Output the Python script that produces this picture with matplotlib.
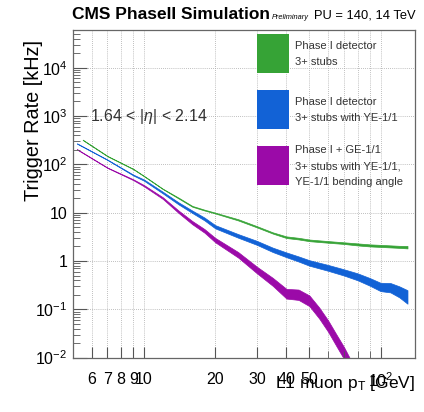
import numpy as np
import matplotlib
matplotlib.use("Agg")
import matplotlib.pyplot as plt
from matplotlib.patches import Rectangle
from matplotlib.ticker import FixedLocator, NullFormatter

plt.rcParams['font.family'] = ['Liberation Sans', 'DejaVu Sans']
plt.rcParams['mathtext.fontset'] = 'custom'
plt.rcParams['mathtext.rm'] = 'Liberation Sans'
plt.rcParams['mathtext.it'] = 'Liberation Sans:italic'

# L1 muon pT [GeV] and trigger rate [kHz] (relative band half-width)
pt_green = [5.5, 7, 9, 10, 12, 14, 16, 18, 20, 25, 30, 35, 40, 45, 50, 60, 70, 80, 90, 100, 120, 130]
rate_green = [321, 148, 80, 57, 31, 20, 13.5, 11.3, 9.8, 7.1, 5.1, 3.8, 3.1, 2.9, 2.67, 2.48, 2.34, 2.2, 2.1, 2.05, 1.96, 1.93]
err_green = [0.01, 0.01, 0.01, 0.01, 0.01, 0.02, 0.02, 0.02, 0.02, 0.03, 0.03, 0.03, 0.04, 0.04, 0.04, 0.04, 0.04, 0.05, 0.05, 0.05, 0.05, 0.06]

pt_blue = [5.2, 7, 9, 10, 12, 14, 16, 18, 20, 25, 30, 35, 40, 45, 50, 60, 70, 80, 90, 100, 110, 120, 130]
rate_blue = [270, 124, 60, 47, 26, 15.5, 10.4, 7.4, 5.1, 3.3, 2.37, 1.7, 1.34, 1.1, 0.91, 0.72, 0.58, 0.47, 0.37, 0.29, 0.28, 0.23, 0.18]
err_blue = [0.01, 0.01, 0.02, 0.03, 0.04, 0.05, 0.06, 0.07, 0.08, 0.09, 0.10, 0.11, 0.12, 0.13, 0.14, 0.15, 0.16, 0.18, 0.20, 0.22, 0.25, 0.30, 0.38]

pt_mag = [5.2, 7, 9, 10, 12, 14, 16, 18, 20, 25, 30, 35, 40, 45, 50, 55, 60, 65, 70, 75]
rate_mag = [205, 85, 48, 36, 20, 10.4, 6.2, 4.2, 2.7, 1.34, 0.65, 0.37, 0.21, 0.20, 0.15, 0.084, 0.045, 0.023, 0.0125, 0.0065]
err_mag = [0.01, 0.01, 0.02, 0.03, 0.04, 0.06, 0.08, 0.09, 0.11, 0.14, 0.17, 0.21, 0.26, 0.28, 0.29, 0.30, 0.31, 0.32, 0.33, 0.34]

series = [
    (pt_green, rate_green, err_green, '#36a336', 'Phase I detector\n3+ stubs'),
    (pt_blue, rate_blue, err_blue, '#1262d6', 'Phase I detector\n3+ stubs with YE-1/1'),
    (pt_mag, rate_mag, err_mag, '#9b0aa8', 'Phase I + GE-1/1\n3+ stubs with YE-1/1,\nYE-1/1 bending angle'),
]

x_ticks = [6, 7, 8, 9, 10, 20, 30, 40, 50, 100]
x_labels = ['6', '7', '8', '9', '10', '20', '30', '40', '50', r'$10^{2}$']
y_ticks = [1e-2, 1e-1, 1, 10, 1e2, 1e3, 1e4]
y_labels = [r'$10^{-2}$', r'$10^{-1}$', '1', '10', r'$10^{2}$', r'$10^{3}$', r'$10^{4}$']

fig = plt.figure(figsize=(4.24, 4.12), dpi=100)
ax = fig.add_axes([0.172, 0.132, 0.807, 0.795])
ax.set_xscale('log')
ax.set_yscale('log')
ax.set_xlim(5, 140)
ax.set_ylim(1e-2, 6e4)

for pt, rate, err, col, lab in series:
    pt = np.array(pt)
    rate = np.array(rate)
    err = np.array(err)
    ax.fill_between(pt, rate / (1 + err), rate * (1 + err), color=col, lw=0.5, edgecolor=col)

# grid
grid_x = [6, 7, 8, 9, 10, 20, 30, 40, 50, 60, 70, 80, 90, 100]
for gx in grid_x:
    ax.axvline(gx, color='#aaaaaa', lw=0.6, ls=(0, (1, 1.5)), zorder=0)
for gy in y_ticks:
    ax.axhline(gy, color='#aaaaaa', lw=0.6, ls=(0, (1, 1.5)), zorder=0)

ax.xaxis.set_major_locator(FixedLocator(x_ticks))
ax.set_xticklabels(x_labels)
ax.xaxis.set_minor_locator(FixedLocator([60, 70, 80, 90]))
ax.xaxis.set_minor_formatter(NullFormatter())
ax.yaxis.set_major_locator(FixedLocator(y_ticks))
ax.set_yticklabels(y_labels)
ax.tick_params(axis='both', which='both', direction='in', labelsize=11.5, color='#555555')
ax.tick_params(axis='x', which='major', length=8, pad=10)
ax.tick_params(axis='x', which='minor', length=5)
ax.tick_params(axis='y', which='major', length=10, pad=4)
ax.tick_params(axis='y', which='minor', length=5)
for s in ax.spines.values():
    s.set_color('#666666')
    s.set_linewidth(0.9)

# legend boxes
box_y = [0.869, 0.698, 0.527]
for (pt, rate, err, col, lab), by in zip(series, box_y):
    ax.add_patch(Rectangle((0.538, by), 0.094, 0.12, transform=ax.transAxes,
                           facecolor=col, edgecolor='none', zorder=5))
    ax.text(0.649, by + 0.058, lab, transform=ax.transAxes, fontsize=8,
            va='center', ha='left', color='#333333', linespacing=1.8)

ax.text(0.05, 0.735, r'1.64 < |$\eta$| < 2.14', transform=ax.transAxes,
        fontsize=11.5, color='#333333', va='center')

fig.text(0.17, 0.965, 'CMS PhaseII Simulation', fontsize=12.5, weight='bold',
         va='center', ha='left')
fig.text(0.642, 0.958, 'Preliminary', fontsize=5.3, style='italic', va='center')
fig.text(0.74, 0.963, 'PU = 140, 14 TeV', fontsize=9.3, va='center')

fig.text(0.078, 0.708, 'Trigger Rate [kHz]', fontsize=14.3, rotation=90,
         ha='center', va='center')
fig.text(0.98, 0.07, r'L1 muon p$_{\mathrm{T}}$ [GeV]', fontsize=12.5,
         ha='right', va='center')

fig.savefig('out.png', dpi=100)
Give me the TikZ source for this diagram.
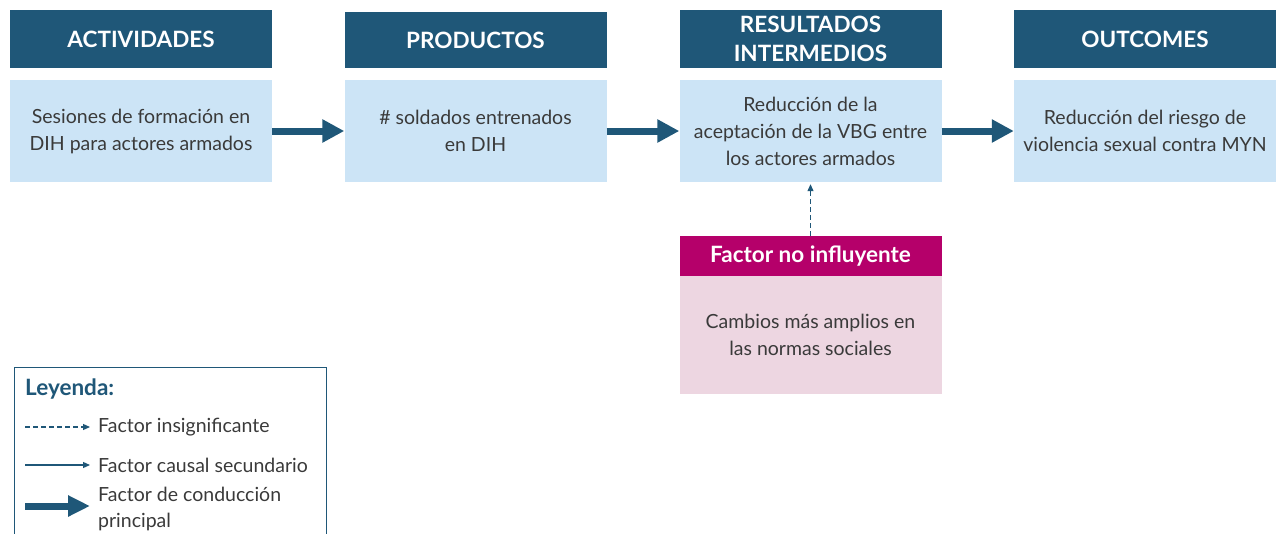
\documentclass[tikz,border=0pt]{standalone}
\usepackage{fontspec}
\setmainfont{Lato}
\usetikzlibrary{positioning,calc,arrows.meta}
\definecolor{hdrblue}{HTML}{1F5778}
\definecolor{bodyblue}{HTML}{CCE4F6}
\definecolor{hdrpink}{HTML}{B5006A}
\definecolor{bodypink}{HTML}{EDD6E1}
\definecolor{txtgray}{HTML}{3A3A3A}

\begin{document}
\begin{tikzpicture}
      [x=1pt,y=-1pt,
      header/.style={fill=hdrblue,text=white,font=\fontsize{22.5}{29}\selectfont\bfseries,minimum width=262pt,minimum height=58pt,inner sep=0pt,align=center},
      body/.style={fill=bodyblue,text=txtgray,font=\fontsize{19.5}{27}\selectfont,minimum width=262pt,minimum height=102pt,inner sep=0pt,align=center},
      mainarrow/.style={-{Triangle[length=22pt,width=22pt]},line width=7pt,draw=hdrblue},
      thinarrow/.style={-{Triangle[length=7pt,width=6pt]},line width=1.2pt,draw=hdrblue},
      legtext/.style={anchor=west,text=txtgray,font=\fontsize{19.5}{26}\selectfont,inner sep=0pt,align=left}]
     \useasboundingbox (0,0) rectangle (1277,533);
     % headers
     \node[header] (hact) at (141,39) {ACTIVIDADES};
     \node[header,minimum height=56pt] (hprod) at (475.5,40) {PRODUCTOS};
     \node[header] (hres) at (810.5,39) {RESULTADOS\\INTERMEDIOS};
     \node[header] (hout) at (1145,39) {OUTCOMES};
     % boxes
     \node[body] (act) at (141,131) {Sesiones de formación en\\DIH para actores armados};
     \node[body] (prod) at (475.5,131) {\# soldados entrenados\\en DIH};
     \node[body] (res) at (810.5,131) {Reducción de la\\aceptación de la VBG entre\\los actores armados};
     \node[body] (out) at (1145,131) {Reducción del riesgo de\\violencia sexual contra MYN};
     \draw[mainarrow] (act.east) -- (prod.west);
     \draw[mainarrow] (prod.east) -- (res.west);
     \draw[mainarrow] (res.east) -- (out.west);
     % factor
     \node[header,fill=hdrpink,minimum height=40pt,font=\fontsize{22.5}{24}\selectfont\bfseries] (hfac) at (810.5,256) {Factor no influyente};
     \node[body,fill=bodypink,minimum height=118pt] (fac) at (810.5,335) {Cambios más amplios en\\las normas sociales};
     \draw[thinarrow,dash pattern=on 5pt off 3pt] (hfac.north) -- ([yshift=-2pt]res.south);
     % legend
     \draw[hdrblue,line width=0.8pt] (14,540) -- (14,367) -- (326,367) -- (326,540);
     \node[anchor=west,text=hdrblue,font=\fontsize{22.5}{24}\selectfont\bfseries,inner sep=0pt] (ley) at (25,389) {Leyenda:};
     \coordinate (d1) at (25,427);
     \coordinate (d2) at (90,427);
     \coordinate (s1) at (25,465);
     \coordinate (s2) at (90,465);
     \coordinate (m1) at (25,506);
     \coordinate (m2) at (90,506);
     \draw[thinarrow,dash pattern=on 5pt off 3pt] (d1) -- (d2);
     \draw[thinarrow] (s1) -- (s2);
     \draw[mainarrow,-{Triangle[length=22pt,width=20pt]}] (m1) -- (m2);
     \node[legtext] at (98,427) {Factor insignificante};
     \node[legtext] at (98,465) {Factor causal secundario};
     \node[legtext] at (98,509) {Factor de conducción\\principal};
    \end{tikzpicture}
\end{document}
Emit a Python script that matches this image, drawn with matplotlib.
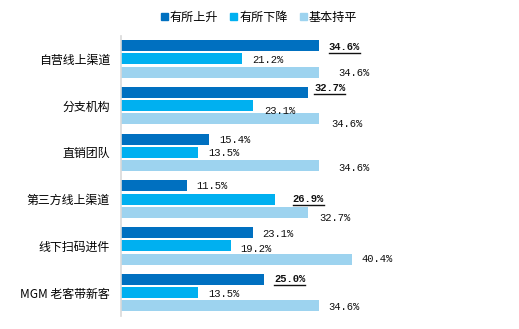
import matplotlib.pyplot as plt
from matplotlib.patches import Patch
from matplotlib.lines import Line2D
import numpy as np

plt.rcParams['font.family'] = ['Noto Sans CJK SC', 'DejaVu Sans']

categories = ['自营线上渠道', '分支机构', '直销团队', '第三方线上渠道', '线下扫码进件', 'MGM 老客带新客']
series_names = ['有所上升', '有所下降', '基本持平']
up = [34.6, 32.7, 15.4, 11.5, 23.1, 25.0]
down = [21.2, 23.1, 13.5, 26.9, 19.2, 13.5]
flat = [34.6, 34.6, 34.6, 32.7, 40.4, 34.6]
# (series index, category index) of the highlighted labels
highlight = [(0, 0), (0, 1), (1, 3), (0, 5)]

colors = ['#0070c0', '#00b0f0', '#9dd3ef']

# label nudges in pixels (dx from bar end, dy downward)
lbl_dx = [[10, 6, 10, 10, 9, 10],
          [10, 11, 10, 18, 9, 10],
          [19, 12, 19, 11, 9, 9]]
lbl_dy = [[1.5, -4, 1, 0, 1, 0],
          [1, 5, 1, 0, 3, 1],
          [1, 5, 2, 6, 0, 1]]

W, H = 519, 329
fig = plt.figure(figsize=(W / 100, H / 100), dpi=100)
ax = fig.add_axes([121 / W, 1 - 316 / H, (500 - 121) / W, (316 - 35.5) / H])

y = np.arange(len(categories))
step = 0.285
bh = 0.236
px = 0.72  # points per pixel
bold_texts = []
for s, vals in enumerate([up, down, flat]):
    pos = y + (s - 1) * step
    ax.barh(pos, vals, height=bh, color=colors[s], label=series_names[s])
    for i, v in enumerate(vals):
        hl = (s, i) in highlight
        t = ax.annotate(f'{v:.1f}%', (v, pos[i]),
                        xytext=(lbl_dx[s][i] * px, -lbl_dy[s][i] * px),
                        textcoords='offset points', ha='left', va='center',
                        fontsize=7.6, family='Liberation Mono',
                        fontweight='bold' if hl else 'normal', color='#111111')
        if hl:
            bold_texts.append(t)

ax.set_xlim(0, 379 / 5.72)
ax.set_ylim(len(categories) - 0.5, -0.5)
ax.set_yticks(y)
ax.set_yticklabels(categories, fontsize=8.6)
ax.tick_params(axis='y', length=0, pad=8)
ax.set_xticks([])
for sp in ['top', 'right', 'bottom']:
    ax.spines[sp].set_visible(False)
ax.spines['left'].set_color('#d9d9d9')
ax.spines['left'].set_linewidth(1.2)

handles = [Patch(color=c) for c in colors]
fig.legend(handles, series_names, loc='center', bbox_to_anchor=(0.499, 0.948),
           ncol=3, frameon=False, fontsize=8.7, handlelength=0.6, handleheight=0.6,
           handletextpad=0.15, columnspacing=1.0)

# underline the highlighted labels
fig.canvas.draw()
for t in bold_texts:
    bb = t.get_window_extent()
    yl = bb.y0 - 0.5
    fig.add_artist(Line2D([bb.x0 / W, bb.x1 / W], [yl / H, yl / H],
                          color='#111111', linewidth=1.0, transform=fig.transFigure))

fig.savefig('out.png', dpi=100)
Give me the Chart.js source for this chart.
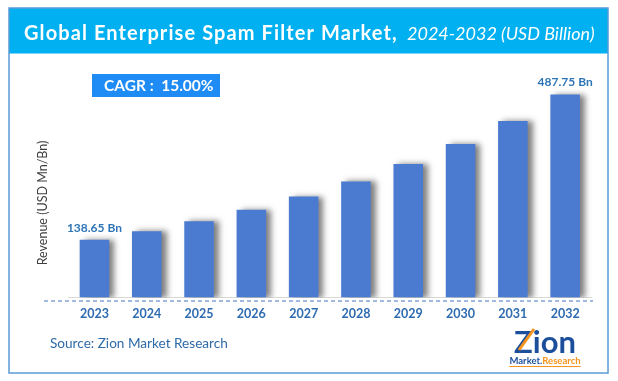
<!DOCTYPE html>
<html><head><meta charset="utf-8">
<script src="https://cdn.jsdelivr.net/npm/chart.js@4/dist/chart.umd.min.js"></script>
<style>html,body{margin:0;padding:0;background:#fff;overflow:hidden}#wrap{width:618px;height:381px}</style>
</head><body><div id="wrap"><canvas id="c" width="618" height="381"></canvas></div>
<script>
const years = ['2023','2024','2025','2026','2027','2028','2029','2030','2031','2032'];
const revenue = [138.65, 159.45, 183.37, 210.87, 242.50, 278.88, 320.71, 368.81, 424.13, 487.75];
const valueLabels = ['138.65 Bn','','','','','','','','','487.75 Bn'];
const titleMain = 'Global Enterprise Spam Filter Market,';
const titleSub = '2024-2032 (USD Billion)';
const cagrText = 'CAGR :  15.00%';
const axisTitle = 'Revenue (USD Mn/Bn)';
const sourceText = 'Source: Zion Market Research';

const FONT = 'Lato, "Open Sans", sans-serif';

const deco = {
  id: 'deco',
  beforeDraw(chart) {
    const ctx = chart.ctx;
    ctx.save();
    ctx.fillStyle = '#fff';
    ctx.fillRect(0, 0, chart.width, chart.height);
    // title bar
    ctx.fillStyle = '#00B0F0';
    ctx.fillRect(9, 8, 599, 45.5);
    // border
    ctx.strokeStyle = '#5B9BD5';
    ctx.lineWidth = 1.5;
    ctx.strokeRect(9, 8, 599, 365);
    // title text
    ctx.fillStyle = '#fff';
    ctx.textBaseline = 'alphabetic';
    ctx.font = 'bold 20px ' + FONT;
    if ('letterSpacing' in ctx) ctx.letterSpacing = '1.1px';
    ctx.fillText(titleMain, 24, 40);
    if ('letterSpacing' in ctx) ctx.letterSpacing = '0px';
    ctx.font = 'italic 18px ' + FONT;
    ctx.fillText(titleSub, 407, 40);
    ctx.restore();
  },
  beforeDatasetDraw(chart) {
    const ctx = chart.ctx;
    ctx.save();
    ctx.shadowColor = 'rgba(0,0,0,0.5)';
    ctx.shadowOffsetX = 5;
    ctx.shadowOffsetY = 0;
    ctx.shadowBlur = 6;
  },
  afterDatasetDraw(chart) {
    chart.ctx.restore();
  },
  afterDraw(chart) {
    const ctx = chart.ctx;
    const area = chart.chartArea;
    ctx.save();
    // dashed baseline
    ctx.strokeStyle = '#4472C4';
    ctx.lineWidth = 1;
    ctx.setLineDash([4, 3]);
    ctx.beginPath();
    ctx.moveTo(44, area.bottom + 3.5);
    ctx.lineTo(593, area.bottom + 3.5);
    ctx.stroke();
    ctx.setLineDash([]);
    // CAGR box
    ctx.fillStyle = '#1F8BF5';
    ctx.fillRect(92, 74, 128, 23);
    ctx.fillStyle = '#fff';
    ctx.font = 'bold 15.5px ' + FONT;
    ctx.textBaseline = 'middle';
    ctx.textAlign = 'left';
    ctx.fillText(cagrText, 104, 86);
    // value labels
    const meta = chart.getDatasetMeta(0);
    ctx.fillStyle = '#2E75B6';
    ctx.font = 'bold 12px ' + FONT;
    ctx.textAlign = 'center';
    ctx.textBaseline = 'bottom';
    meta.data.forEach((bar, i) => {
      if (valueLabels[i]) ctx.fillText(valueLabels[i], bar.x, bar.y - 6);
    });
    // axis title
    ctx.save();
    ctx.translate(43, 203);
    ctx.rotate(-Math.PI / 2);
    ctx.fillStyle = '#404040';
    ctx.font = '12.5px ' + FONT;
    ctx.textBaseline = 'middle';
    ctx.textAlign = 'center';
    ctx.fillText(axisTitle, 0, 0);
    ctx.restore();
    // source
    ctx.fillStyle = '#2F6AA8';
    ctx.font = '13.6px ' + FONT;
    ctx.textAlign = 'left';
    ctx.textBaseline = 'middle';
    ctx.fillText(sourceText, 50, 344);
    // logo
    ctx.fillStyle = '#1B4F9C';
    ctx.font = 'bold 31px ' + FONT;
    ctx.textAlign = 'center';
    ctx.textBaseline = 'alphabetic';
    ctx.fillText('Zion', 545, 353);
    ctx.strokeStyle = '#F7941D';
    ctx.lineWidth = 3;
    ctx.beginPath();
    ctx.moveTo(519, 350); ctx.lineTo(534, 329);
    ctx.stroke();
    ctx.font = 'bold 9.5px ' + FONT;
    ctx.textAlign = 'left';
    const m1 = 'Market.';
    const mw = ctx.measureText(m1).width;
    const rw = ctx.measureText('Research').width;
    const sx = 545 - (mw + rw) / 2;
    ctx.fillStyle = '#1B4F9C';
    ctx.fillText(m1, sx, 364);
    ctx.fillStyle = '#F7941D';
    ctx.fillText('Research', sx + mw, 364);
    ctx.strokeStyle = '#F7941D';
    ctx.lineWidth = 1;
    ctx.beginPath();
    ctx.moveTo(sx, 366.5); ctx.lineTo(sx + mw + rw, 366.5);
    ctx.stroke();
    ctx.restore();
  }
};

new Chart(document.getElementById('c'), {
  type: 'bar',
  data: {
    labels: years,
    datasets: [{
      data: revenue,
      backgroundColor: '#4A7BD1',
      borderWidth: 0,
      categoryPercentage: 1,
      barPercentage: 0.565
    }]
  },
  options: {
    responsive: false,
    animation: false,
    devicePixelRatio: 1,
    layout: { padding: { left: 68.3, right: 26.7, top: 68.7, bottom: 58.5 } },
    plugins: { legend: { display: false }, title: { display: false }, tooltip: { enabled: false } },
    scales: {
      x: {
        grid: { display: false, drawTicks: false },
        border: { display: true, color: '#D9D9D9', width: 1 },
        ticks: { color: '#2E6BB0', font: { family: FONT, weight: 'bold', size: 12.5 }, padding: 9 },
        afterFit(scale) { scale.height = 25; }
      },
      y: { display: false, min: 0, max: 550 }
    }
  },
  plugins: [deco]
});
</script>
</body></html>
----
Problem to solve
Pick out and copy every line that contains the word "Give".

Result of this task
Give me the TikZ source for this diagram.
Give me the Chart.js source for this chart.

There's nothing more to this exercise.